Stage 7 - Finish and serve

  1. Tear in the basil leaves (don't chop - tearing keeps the colour and aroma).
  2. Drizzle a generous final glug of extra-virgin olive oil.
  3. Sprinkle with flaky sea salt.
  4. Serve at room temperature. Don't refrigerate; it dulls the tomatoes.

Notes

  • Stale bread is non-negotiable: Fresh bread becomes paste. Toasted bread stays crisp and doesn't drink the dressing. Two-day-old crusty bread, slightly stiff, is what panzanella needs.
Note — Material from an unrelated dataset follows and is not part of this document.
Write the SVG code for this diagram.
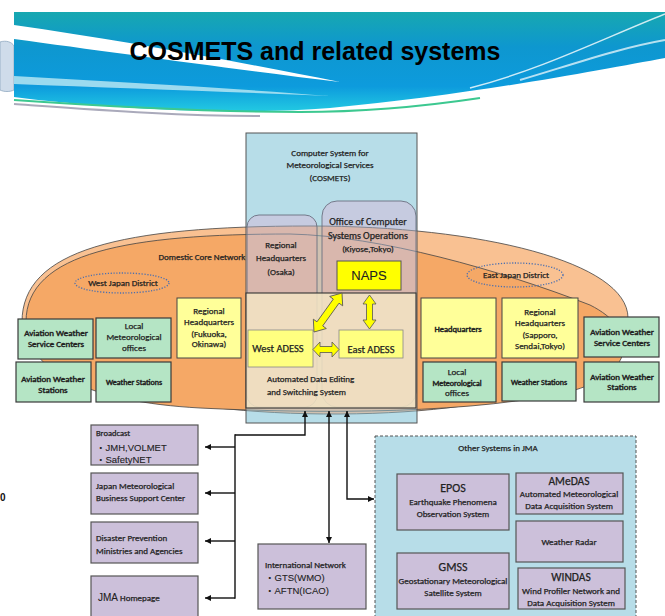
<svg xmlns="http://www.w3.org/2000/svg" width="665" height="616" viewBox="0 0 665 616">
<defs>
  <linearGradient id="bannerGrad" x1="0" y1="0" x2="0" y2="1">
    <stop offset="0" stop-color="#17A8B0"/>
    <stop offset="0.35" stop-color="#0E97CF"/>
    <stop offset="0.75" stop-color="#0D9BDD"/>
    <stop offset="1" stop-color="#22C9E2"/>
  </linearGradient>
  <clipPath id="cosClip"><rect x="246" y="133" width="171" height="290"/></clipPath>
  <marker id="ah" viewBox="0 0 10 10" refX="10" refY="5" markerWidth="6" markerHeight="7" markerUnits="userSpaceOnUse" orient="auto-start-reverse">
    <path d="M0,0 L10,5 L0,10 Z" fill="#111"/>
  </marker>
  <style>
    .t { font-family: Carlito, "Liberation Sans Narrow", "Liberation Sans", "Noto Sans CJK JP", sans-serif; font-size: 9px; fill: #222; stroke: #222; stroke-width: 0.25; text-anchor: middle; }
    .s { text-anchor: start; }
    .b { stroke-width: 0.45; }
    .a { font-family: "Liberation Sans", Arial, "Noto Sans CJK JP", sans-serif; stroke-width: 0.1; }
    .f8 { font-size: 8px; }
    .f85 { font-size: 8.5px; }
    .f95 { font-size: 9.5px; }
    .f10 { font-size: 10px; }
    .f105 { font-size: 10.5px; }
    .f115 { font-size: 11.5px; }
    .f12 { font-size: 12px; }
    .f13 { font-size: 13px; }
    .green { fill: #B5E5C5; stroke: #3A3A3A; stroke-width: 1.2; }
    .yel { fill: #FFFF99; stroke: #444; stroke-width: 1; }
    .pur { fill: #CCC0DA; stroke: #555; stroke-width: 1.2; }
    .conn { fill: none; stroke: #111; stroke-width: 1.4; }
    .barrow { fill: #FFFF00; stroke: #555; stroke-width: 0.8; }
    .ell { stroke: #444; stroke-width: 0.8; }
    .dist { fill: none; stroke: #4A6FB0; stroke-width: 1.3; stroke-dasharray: 1.2,1.6; }
  </style>
</defs>

<!-- page background -->
<rect x="0" y="0" width="665" height="616" fill="#FFFFFF"/>

<!-- banner -->
<g id="banner">
  <path d="M0,42 C6,40 12,42 14,46 V90 C10,92 4,92 0,90 Z" fill="#CFDCEA" stroke="#8FA8C0" stroke-width="0.8"/>
  <path d="M14,12 H665 V58 C600,70 470,95 330,108 C230,116 100,108 14,97 Z" fill="url(#bannerGrad)"/>
  <path d="M14,25 C120,40 240,62 340,82 C240,70 110,52 14,39 Z" fill="#FFFFFF"/>
  <path d="M14,76 C120,82 230,88 330,96 C230,92 120,88 14,84 Z" fill="#BFEAF4" opacity="0.8"/>
  <path d="M470,88 C540,70 600,40 665,14" stroke="#FFFFFF" stroke-width="1.5" fill="none" opacity="0.8"/>
  <path d="M520,80 C580,62 620,48 665,40" stroke="#FFFFFF" stroke-width="2" fill="none" opacity="0.7"/>
  <path d="M14,100 C100,106 200,112 300,112 C380,112 440,104 480,98" stroke="#3CC890" stroke-width="2" fill="none"/>
  <path d="M14,104 C100,110 180,116 260,116" stroke="#AAAABB" stroke-width="2" fill="none"/>
  <text x="315" y="60" font-family="Liberation Sans, Arial, sans-serif" font-weight="bold" font-size="25" text-anchor="middle" fill="#000">COSMETS and related systems</text>
</g>
<text x="0" y="501" font-family="Liberation Sans, Arial, sans-serif" font-weight="bold" font-size="10" fill="#111">0</text>

<!-- networks -->
<g id="domestic-core-network">
  <path class="ell" d="M22,322 C22,250 120,226 310,226 C480,226 628,262 628,318 C628,372 520,413 340,414 C160,415 22,375 22,322 Z" fill="#F9C192"/>
  <path class="ell" d="M26,322 C26,252 130,234 290,234 C380,236 500,270 590,305 C640,330 635,372 575,390 C480,414 320,414 200,408 C90,402 26,372 26,322 Z" fill="#F5A866"/>
  <text class="t" x="202" y="260">Domestic Core Network</text>
</g>

<g id="west-japan-district">
  <ellipse class="dist" cx="122" cy="283" rx="47" ry="10"/>
  <text class="t" x="123" y="286">West Japan District</text>
</g>
<g id="east-japan-district">
  <ellipse class="dist" cx="515" cy="275" rx="48" ry="12"/>
  <text class="t" x="516" y="278">East Japan District</text>
</g>

<!-- COSMETS -->
<g id="cosmets">
  <rect x="246" y="133" width="171" height="290" fill="#B7DDE8" stroke="#555" stroke-width="1"/>
  <text class="t" x="330" y="156">Computer System for</text>
  <text class="t" x="330" y="168">Meteorological Services</text>
  <text class="t" x="330" y="181">(COSMETS)</text>
</g>
<g id="regional-hq-osaka">
  <rect x="247" y="215" width="70" height="192" rx="12" fill="#C6CBE0"/>
</g>
<g id="office-computer-systems">
  <rect x="322" y="201" width="94" height="206" rx="15" fill="#C6CBE0"/>
</g>
<g clip-path="url(#cosClip)" opacity="0.45">
  <path d="M22,322 C22,250 120,226 310,226 C480,226 628,262 628,318 C628,372 520,413 340,414 C160,415 22,375 22,322 Z" fill="#F0A070" stroke="#333" stroke-width="1"/>
  <path d="M26,322 C26,252 130,234 290,234 C380,236 500,270 590,305 C640,330 635,372 575,390 C480,414 320,414 200,408 C90,402 26,372 26,322 Z" fill="#F0A070" stroke="#333" stroke-width="1"/>
</g>
<rect x="247" y="215" width="70" height="192" rx="12" fill="none" stroke="#6A6F80" stroke-width="0.9"/>
<rect x="322" y="201" width="94" height="206" rx="15" fill="none" stroke="#6A6F80" stroke-width="0.9"/>
<text class="t" x="281" y="248">Regional</text>
<text class="t" x="281" y="261">Headquarters</text>
<text class="t" x="281" y="275">(Osaka)</text>
<text class="t f10" x="368" y="225">Office of Computer</text>
<text class="t f10" x="368" y="239">Systems Operations</text>
<text class="t" x="368" y="252">(Kiyose,Tokyo)</text>

<g id="naps">
  <rect x="337" y="261" width="64" height="29" fill="#FFFF00" stroke="#555" stroke-width="1"/>
  <text class="t a f13" x="369" y="280">NAPS</text>
</g>

<g id="adess">
  <rect x="246" y="293" width="170" height="115" fill="#F1E2C3" fill-opacity="0.88" stroke="#333" stroke-width="1.1"/>
  <text class="t s" x="267" y="382">Automated  Data Editing</text>
  <text class="t s" x="267" y="395">and Switching System</text>
</g>
<g id="west-adess">
  <rect x="248" y="330" width="65" height="37" fill="#FFFF80" stroke="#888" stroke-width="0.8"/>
  <text class="t f105" x="278" y="352">West ADESS</text>
</g>
<g id="east-adess">
  <rect x="339" y="330" width="64" height="28" fill="#FFFF80" stroke="#888" stroke-width="0.8"/>
  <text class="t f105" x="371" y="353">East ADESS</text>
</g>

<!-- block arrows -->
<g id="block-arrows">
  <polygon class="barrow" transform="translate(326,349.5)" points="-13,0 -6,-7.5 -6,-3 6,-3 6,-7.5 13,0 6,7.5 6,3 -6,3 -6,7.5"/>
  <polygon class="barrow" transform="translate(369.5,312) rotate(90)" points="-17,0 -8,-6.5 -8,-3 8,-3 8,-6.5 17,0 8,6.5 8,3 -8,3 -8,6.5"/>
  <polygon class="barrow" transform="translate(328,312.5) rotate(125.7)" points="-24,0 -14,-8 -14,-3.5 14,-3.5 14,-8 24,0 14,8 14,3.5 -14,3.5 -14,8"/>
</g>

<!-- West boxes -->
<g id="west-aviation-service-centers">
  <rect class="green" x="18" y="319" width="75" height="40"/>
  <text class="t b" x="56" y="336">Aviation Weather</text>
  <text class="t b" x="56" y="347">Service Centers</text>
</g>
<g id="west-local-offices">
  <rect class="green" x="96" y="318" width="75" height="40"/>
  <text class="t" x="134" y="329">Local</text>
  <text class="t" x="134" y="340">Meteorological</text>
  <text class="t" x="134" y="351">offices</text>
</g>
<g id="west-aviation-stations">
  <rect class="green" x="16" y="362" width="75" height="40"/>
  <text class="t b" x="53" y="382">Aviation Weather</text>
  <text class="t b" x="53" y="393">Stations</text>
</g>
<g id="west-weather-stations">
  <rect class="green" x="96" y="362" width="75" height="40"/>
  <text class="t b f8" x="134" y="385">Weather Stations</text>
</g>
<g id="regional-hq-fukuoka">
  <rect class="yel" x="177" y="298" width="64" height="60"/>
  <text class="t" x="209" y="314">Regional</text>
  <text class="t" x="209" y="325">Headquarters</text>
  <text class="t" x="209" y="337">(Fukuoka,</text>
  <text class="t" x="209" y="347">Okinawa)</text>
</g>

<!-- East boxes -->
<g id="headquarters">
  <rect class="yel" x="421" y="298" width="75" height="60"/>
  <text class="t b f85" x="458" y="332">Headquarters</text>
</g>
<g id="regional-hq-sapporo">
  <rect class="yel" x="502" y="298" width="76" height="60"/>
  <text class="t" x="540" y="315">Regional</text>
  <text class="t" x="540" y="326">Headquarters</text>
  <text class="t" x="540" y="338">(Sapporo,</text>
  <text class="t" x="540" y="349">Sendai,Tokyo)</text>
</g>
<g id="east-aviation-service-centers">
  <rect class="green" x="584" y="317" width="75" height="40"/>
  <text class="t b" x="622" y="335">Aviation Weather</text>
  <text class="t b" x="622" y="346">Service Centers</text>
</g>
<g id="east-local-offices">
  <rect class="green" x="423" y="362" width="73" height="40"/>
  <text class="t" x="457" y="375">Local</text>
  <text class="t b f8" x="457" y="386">Meteorological</text>
  <text class="t" x="457" y="396">offices</text>
</g>
<g id="east-weather-stations">
  <rect class="green" x="502" y="362" width="74" height="39"/>
  <text class="t b f8" x="539" y="385">Weather Stations</text>
</g>
<g id="east-aviation-stations">
  <rect class="green" x="584" y="362" width="75" height="40"/>
  <text class="t b" x="622" y="380">Aviation Weather</text>
  <text class="t b" x="622" y="390">Stations</text>
</g>

<!-- Bottom left boxes -->
<g id="broadcast">
  <rect class="pur" x="91" y="425" width="107" height="40"/>
  <text class="t s f85" x="96" y="436">Broadcast</text>
  <text class="t s a f95" x="96" y="451">・JMH,VOLMET</text>
  <text class="t s a f95" x="96" y="463">・SafetyNET</text>
</g>
<g id="jmbsc">
  <rect class="pur" x="91" y="473" width="107" height="41"/>
  <text class="t s" x="96" y="489">Japan  Meteorological</text>
  <text class="t s" x="96" y="501">Business Support Center</text>
</g>
<g id="disaster-prevention">
  <rect class="pur" x="91" y="522" width="107" height="41"/>
  <text class="t s" x="96" y="541">Disaster Prevention</text>
  <text class="t s" x="96" y="554">Ministries and Agencies</text>
</g>
<g id="jma-homepage">
  <rect class="pur" x="91" y="576" width="107" height="50"/>
  <text class="t s" x="98" y="601"><tspan class="a f10">JMA</tspan> Homepage</text>
</g>

<g id="international-network">
  <rect class="pur" x="258" y="544" width="108" height="65"/>
  <text class="t s" x="265" y="568">International Network</text>
  <text class="t s a f95" x="265" y="581">・GTS(WMO)</text>
  <text class="t s a f95" x="265" y="594">・AFTN(ICAO)</text>
</g>

<!-- Other systems -->
<g id="other-systems">
  <rect x="375" y="436" width="261" height="190" fill="#B7DDE8" stroke="#555" stroke-width="1" stroke-dasharray="3,2"/>
  <text class="t" x="498" y="451">Other Systems in JMA</text>
</g>
<g id="epos">
  <rect class="pur" x="397" y="474" width="112" height="56"/>
  <text class="t f12" x="453" y="492">EPOS</text>
  <text class="t" x="453" y="505">Earthquake Phenomena</text>
  <text class="t" x="453" y="517">Observation System</text>
</g>
<g id="amedas">
  <rect class="pur" x="516" y="473" width="107" height="41"/>
  <text class="t f115" x="569" y="485">AMeDAS</text>
  <text class="t" x="569" y="497">Automated  Meteorological</text>
  <text class="t" x="569" y="509">Data Acquisition  System</text>
</g>
<g id="weather-radar">
  <rect class="pur" x="516" y="521" width="107" height="41"/>
  <text class="t" x="569" y="545">Weather Radar</text>
</g>
<g id="gmss">
  <rect class="pur" x="397" y="553" width="112" height="56"/>
  <text class="t f12" x="453" y="571">GMSS</text>
  <text class="t" x="453" y="584">Geostationary Meteorological</text>
  <text class="t" x="453" y="596">Satellite System</text>
</g>
<g id="windas">
  <rect class="pur" x="518" y="568" width="107" height="41"/>
  <text class="t f115" x="571" y="581">WINDAS</text>
  <text class="t" x="571" y="594">Wind Profiler Network and</text>
  <text class="t" x="571" y="606">Data Acquisition  System</text>
</g>

<!-- connectors -->
<g id="connectors">
  <path class="conn" d="M235,435 H305 V411" marker-end="url(#ah)"/>
  <path class="conn" d="M235,434.3 V598.7"/>
  <path class="conn" d="M235,447 H205" marker-end="url(#ah)"/>
  <path class="conn" d="M235,493 H205" marker-end="url(#ah)"/>
  <path class="conn" d="M235,541 H205" marker-end="url(#ah)"/>
  <path class="conn" d="M235,598 H205" marker-end="url(#ah)"/>
  <path class="conn" d="M329,411 V543" marker-start="url(#ah)" marker-end="url(#ah)"/>
  <path class="conn" d="M347,411 V499 H374" marker-start="url(#ah)" marker-end="url(#ah)"/>
</g>
</svg>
If you only have fresh bread, dry it: tear into pieces, spread on a tray, leave at room temperature overnight (or 1 hour in a 100°C oven).
  • Tomatoes matter more than anything: This is a dish for late summer when tomatoes are at their peak. Out-of-season supermarket tomatoes give a sad panzanella. If your tomatoes aren't fragrant when you cut into them, save panzanella for another month.
  • 30-minute rest is mandatory: Eating panzanella in the first 10 minutes is wrong - the bread is still hard chunks and the dressing hasn't married. After 30 minutes the bread is softly chewy, the tomatoes are wept-out, the dressing is everywhere. Eat within 2 hours after that; beyond, the bread turns to mush.

Storage

  • Best within 2 hours of assembly.
  • Refrigerated leftovers are still edible but the texture is gone; eat the next day cold as a tomato-bread mash.
  • The undressed components (bread chunks, chopped tomato, prepped cucumber and onion, dressing) keep separately 24 hours and assemble in 5 minutes.